To do >> Retype the records below from their first line through the line holding "- margin.bottom, margin.top]);", including both ends and no pictures.

— Start Record set —

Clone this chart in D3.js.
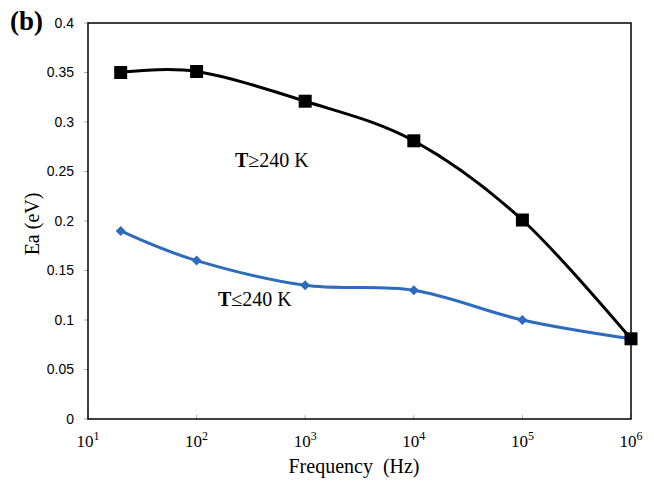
<!DOCTYPE html>
<html>
<head>
<meta charset="utf-8">
<script src="https://cdn.jsdelivr.net/npm/d3@7"></script>
<style>
  body { margin: 0; background: #fff; }
  svg text { font-family: "Liberation Serif", "Times New Roman", serif; }
  svg text.ytick { font-family: "Liberation Sans", Arial, sans-serif; }
</style>
</head>
<body>
<svg id="chart" width="654" height="491"></svg>
<script>
// data
const freq = [20, 100, 1000, 10000, 100000, 1000000];
const eaHigh = [0.350, 0.351, 0.321, 0.281, 0.201, 0.081];
const eaLow = [0.190, 0.160, 0.135, 0.130, 0.100, 0.081];
const yTicks = [0, 0.05, 0.1, 0.15, 0.2, 0.25, 0.3, 0.35, 0.4];
const xExponents = [1, 2, 3, 4, 5, 6];

const margin = { left: 88, right: 23, top: 23, bottom: 72 };
const width = 654, height = 491;

const svg = d3.select('#chart');

const x = d3.scaleLog()
  .domain([10, 1e6])
  .range([margin.left, width - margin.right]);

const y = d3.scaleLinear()
  .domain([0, 0.4])
  .range([height - margin.bottom, margin.top]);

// y tick marks and labels
svg.append('g')
  .selectAll('line')
  .data(yTicks)
  .enter().append('line')
  .attr('x1', margin.left - 4)
  .attr('x2', margin.left)
  .attr('y1', d => y(d))
  .attr('y2', d => y(d))
  .attr('stroke', '#aaa');

svg.append('g')
  .selectAll('text')
  .data(yTicks)
  .enter().append('text')
  .attr('class', 'ytick')
  .attr('x', 74)
  .attr('y', d => y(d))
  .attr('dy', '0.35em')
  .attr('text-anchor', 'end')
  .attr('font-size', 14)
  .text(d => d === 0 ? '0' : String(d));

// x tick marks (inside) and labels
svg.append('g')
  .selectAll('line')
  .data(xExponents)
  .enter().append('line')
  .attr('x1', d => x(Math.pow(10, d)))
  .attr('x2', d => x(Math.pow(10, d)))
  .attr('y1', y(0))
  .attr('y2', y(0) - 4)
  .attr('stroke', '#aaa');

const xl = svg.append('g')
  .selectAll('text')
  .data(xExponents)
  .enter().append('text')
  .attr('x', d => x(Math.pow(10, d)))
  .attr('y', 447)
  .attr('text-anchor', 'middle')
  .attr('font-size', 17);
xl.append('tspan').text('10');
xl.append('tspan').attr('dy', -7).attr('font-size', 12).text(d => d);

// plot frame
svg.append('rect')
  .attr('x', margin.left)
  .attr('y', margin.top)
  .attr('width', width - margin.left - margin.right)
  .attr('height', height - margin.top - margin.bottom)
  .attr('fill', 'none')
  .attr('stroke', '#000')
  .attr('stroke-width', 1.5);

// lines
const line = d3.line()
  .x(d => x(d[0]))
  .y(d => y(d[1]))
  .curve(d3.curveCatmullRom.alpha(0));

const blue = '#2e6bbd';

svg.append('path')
  .datum(d3.zip(freq, eaLow))
  .attr('d', line)
  .attr('fill', 'none')
  .attr('stroke', blue)
  .attr('stroke-width', 3);

svg.append('path')
  .datum(d3.zip(freq, eaHigh))
  .attr('d', line)
  .attr('fill', 'none')
  .attr('stroke', '#000')
  .attr('stroke-width', 3);

// markers
svg.append('g')
  .selectAll('path')
  .data(d3.zip(freq, eaLow))
  .enter().append('path')
  .attr('transform', d => `translate(${x(d[0])},${y(d[1])})`)
  .attr('d', 'M0,-5L5,0L0,5L-5,0Z')
  .attr('fill', blue);

svg.append('g')
  .selectAll('rect')
  .data(d3.zip(freq, eaHigh))
  .enter().append('rect')
  .attr('x', d => x(d[0]) - 6.5)
  .attr('y', d => y(d[1]) - 6.5)
  .attr('width', 13)
  .attr('height', 13)
  .attr('fill', '#000');

// annotations
const a1 = svg.append('text').attr('x', 235).attr('y', 167).attr('font-size', 20);
a1.append('tspan').attr('font-weight', 'bold').text('T');
a1.append('tspan').text('\u2265240 K');

const a2 = svg.append('text').attr('x', 218).attr('y', 306).attr('font-size', 20);
a2.append('tspan').attr('font-weight', 'bold').text('T');
a2.append('tspan').text('\u2264240 K');

// panel label
svg.append('text')
  .attr('x', 10)
  .attr('y', 30)
  .attr('font-size', 27)
  .attr('font-weight', 'bold')
  .text('(b)');

// axis titles
svg.append('text')
  .attr('x', 354)
  .attr('y', 473)
  .attr('text-anchor', 'middle')
  .attr('font-size', 20)
  .attr('xml:space', 'preserve')
  .text('Frequency  (Hz)');

svg.append('text')
  .attr('transform', 'translate(39,224) rotate(-90)')
  .attr('text-anchor', 'middle')
  .attr('font-size', 20)
  .text('Ea (eV)');
</script>
</body>
</html>
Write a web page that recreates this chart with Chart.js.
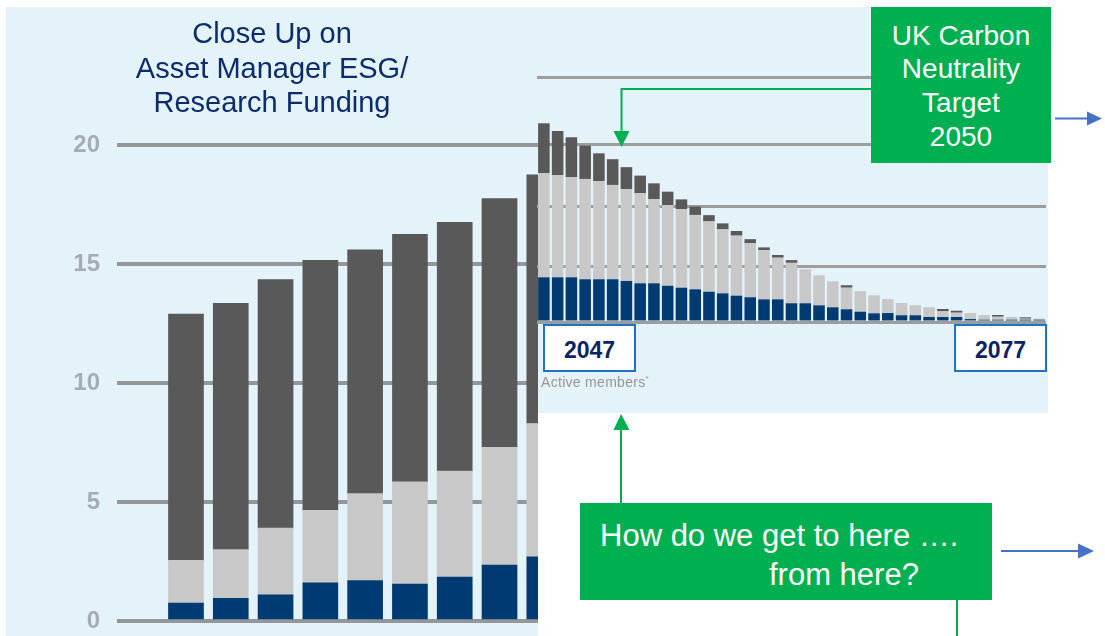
<!DOCTYPE html>
<html>
<head>
<meta charset="utf-8">
<title>Close Up on Asset Manager ESG/Research Funding</title>
<script src="https://cdn.jsdelivr.net/npm/chart.js@4.4.1/dist/chart.umd.min.js"></script>
<style>
  html, body { margin: 0; padding: 0; }
  body { width: 1105px; height: 636px; position: relative; overflow: hidden; background: #fff;
         font-family: "Liberation Sans", Arial, sans-serif; }
  .abs { position: absolute; }
  .panel { background: #e4f2fa; }
  #leftPanel { left: 6px; top: 7px; width: 532px; height: 629px; }
  #insetPanel { left: 538px; top: 7px; width: 510px; height: 406px; }
  #leftWrap { left: 0; top: 0; width: 538px; height: 636px; overflow: hidden; }
  #insetWrap { left: 537px; top: 0; width: 509px; height: 413px; }
  #title { left: 6px; top: 16px; width: 532px; text-align: center; color: #0c2c6b;
           font-size: 29px; line-height: 34.5px; }
  .green { background: #00b050; color: #fff; }
  #target { left: 871px; top: 7px; width: 180px; height: 156px; text-align: center;
            font-size: 28px; line-height: 33.7px; padding-top: 11.5px; box-sizing: border-box; }
  #question { left: 580px; top: 503px; width: 412px; height: 97px; }
  .qline { position: absolute; font-size: 31px; line-height: 31px; white-space: nowrap; }
  .yearBox { top: 324px; width: 93px; height: 48px; border: 2px solid #1f72c4; background: #fff;
             box-sizing: border-box; color: #0c2466; font-weight: bold; font-size: 23px;
             text-align: center; line-height: 48px; }
  #members { left: 541px; top: 372px; font-size: 14px; line-height: 14px; letter-spacing: 0.3px;
             color: #9a968f; white-space: nowrap; }
  #members sup { font-size: 8px; }
  svg { position: absolute; left: 0; top: 0; }
</style>
</head>
<body>
<div class="abs panel" id="leftPanel"></div>
<div class="abs" id="leftWrap"><canvas id="leftChart" width="620" height="636"></canvas></div>
<div class="abs panel" id="insetPanel"></div>
<div class="abs" id="insetWrap"><canvas id="insetChart" width="509" height="413"></canvas></div>

<div class="abs" id="title">Close Up on<br>Asset Manager ESG/<br>Research Funding</div>

<div class="abs yearBox" style="left:543px">2047</div>
<div class="abs yearBox" style="left:954px">2077</div>
<div class="abs" id="members">Active members<sup>*</sup></div>

<div class="abs green" id="target">UK Carbon<br>Neutrality<br>Target<br>2050</div>
<div class="abs green" id="question">
  <div class="qline" style="left:20px; top:17px">How do we get to here ….</div>
  <div class="qline" style="left:189px; top:56px">from here?</div>
</div>

<svg width="1105" height="636">
  <!-- target box pointer -->
  <polyline points="871,89 621.5,89 621.5,133" fill="none" stroke="#00b050" stroke-width="2"/>
  <polygon points="613.5,131 629.5,131 621.5,147" fill="#00b050"/>
  <line x1="1055" y1="118.5" x2="1088" y2="118.5" stroke="#4472c4" stroke-width="2"/>
  <polygon points="1087,111.5 1102,118.5 1087,125.5" fill="#4472c4"/>
  <!-- question box pointers -->
  <line x1="621" y1="503" x2="621" y2="428" stroke="#00b050" stroke-width="2"/>
  <polygon points="613.5,430 629.5,430 621,414" fill="#00b050"/>
  <line x1="1001" y1="551" x2="1079" y2="551" stroke="#4472c4" stroke-width="2"/>
  <polygon points="1078,543.5 1094,551 1078,558.5" fill="#4472c4"/>
  <line x1="957" y1="600" x2="957" y2="636" stroke="#00b050" stroke-width="2"/>
</svg>

<script>
// Close-up chart (left)
const leftYears = [2020, 2021, 2022, 2023, 2024, 2025, 2026, 2027, 2028];
const leftNavy  = [0.75, 0.95, 1.1, 1.6, 1.7, 1.55, 1.85, 2.35, 2.7];
const leftLight = [1.8, 2.05, 2.8, 3.05, 3.65, 4.3, 4.45, 4.95, 5.6];
const leftDark  = [10.35, 10.35, 10.45, 10.5, 10.25, 10.4, 10.45, 10.45, 10.45];
const leftTicks = [0, 5, 10, 15, 20];

// Long-run inset chart (right)
const insetYears = ['2047', '2048', '2049', '2050', '2051', '2052', '2053', '2054', '2055', '2056',
                    '2057', '2058', '2059', '2060', '2061', '2062', '2063', '2064', '2065', '2066',
                    '2067', '2068', '2069', '2070', '2071', '2072', '2073', '2074', '2075', '2076',
                    '2077', '2078', '2079', '2080', '2081', '2082', '2083'];
const insetNavy  = [3.65, 3.65, 3.65, 3.49, 3.49, 3.49, 3.35, 3.16, 3.16, 2.96,
                    2.80, 2.67, 2.47, 2.34, 2.15, 2.02, 1.85, 1.85, 1.53, 1.53,
                    1.36, 1.20, 1.04, 0.84, 0.71, 0.73, 0.55, 0.55, 0.41, 0.41,
                    0.41, 0.24, 0.19, 0.19, 0.19, 0.19, 0.19];
const insetLight = [8.49, 8.35, 8.16, 8.19, 8.02, 7.70, 7.49, 7.35, 6.88, 6.59,
                    6.42, 6.07, 5.74, 5.22, 4.90, 4.41, 4.02, 3.40, 3.30, 2.78,
                    2.45, 2.12, 1.76, 1.67, 1.47, 1.14, 1.00, 0.82, 0.79, 0.46,
                    0.35, 0.49, 0.38, 0.24, 0.22, 0.08, 0.08];
const insetDark  = [4.08, 3.59, 3.27, 2.72, 2.26, 2.10, 1.80, 1.44, 1.28, 1.09,
                    0.79, 0.68, 0.51, 0.49, 0.38, 0.33, 0.22, 0.22, 0.22, 0,
                    0, 0, 0.20, 0, 0, 0, 0, 0, 0, 0.19,
                    0.16, 0, 0, 0.14, 0, 0.11, 0];
const insetGrid  = [0, 4.5, 9.4, 14.45, 20];

const colours = { navy: '#003a73', light: '#c8c8c8', dark: '#595959' };

Chart.defaults.font.family = '"Liberation Sans", Arial, sans-serif';
Chart.defaults.animation = false;
Chart.defaults.plugins.legend.display = false;
Chart.defaults.plugins.tooltip.enabled = false;

const toPoints = vals => vals.map((v, i) => ({ x: leftYears[i], y: v }));

new Chart(document.getElementById('leftChart'), {
    type: 'bar',
    data: {
        datasets: [
            { label: 'Active', data: toPoints(leftNavy), backgroundColor: colours.navy },
            { label: 'Deferred', data: toPoints(leftLight), backgroundColor: colours.light },
            { label: 'Pensioner', data: toPoints(leftDark), backgroundColor: colours.dark }
        ]
    },
    options: {
        responsive: false,
        devicePixelRatio: 1,
        layout: { padding: { top: 145, bottom: 15, left: 0, right: 0 } },
        datasets: { bar: { barThickness: 35, borderWidth: 0 } },
        scales: {
            x: { type: 'linear', stacked: true, display: false, offset: false, min: 2018.46, max: 2029.69 },
            y: {
                stacked: true,
                min: 0,
                max: 20,
                afterBuildTicks: s => { s.ticks = leftTicks.map(v => ({ value: v })); },
                afterFit: s => { s.width = 117; },
                border: { display: false },
                // invisible tick marks keep the labels clear of the grid without extra vertical padding
                grid: { color: '#939799', lineWidth: 4, drawTicks: true, tickLength: 17, tickColor: 'rgba(0,0,0,0)' },
                ticks: { padding: 0, color: '#a4acb6', font: { size: 24, weight: 'bold' } }
            }
        }
    }
});

new Chart(document.getElementById('insetChart'), {
    type: 'bar',
    data: {
        labels: insetYears,
        datasets: [
            { label: 'Active', data: insetNavy, backgroundColor: colours.navy },
            { label: 'Deferred', data: insetLight, backgroundColor: colours.light },
            { label: 'Pensioner', data: insetDark, backgroundColor: colours.dark }
        ]
    },
    options: {
        responsive: false,
        devicePixelRatio: 1,
        layout: { padding: { top: 77, bottom: 91, left: 0, right: 0 } },
        datasets: { bar: { barPercentage: 0.84, categoryPercentage: 1, borderWidth: 0 } },
        scales: {
            x: { stacked: true, display: false },
            y: {
                stacked: true,
                min: 0,
                max: 20,
                afterBuildTicks: s => { s.ticks = insetGrid.map(v => ({ value: v })); },
                afterFit: s => { s.width = 0; },
                border: { display: false },
                grid: { color: '#9d9d9d', lineWidth: 3, drawTicks: false },
                ticks: { display: false }
            }
        }
    }
});
</script>
</body>
</html>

— End Record set —

Complete output >>
Clone this chart in D3.js.
<!DOCTYPE html>
<html>
<head>
<meta charset="utf-8">
<script src="https://cdn.jsdelivr.net/npm/d3@7"></script>
<style>
  body { margin: 0; background: #fff; }
  svg text { font-family: "Liberation Serif", "Times New Roman", serif; }
  svg text.ytick { font-family: "Liberation Sans", Arial, sans-serif; }
</style>
</head>
<body>
<svg id="chart" width="654" height="491"></svg>
<script>
// data
const freq = [20, 100, 1000, 10000, 100000, 1000000];
const eaHigh = [0.350, 0.351, 0.321, 0.281, 0.201, 0.081];
const eaLow = [0.190, 0.160, 0.135, 0.130, 0.100, 0.081];
const yTicks = [0, 0.05, 0.1, 0.15, 0.2, 0.25, 0.3, 0.35, 0.4];
const xExponents = [1, 2, 3, 4, 5, 6];

const margin = { left: 88, right: 23, top: 23, bottom: 72 };
const width = 654, height = 491;

const svg = d3.select('#chart');

const x = d3.scaleLog()
  .domain([10, 1e6])
  .range([margin.left, width - margin.right]);

const y = d3.scaleLinear()
  .domain([0, 0.4])
  .range([height - margin.bottom, margin.top]);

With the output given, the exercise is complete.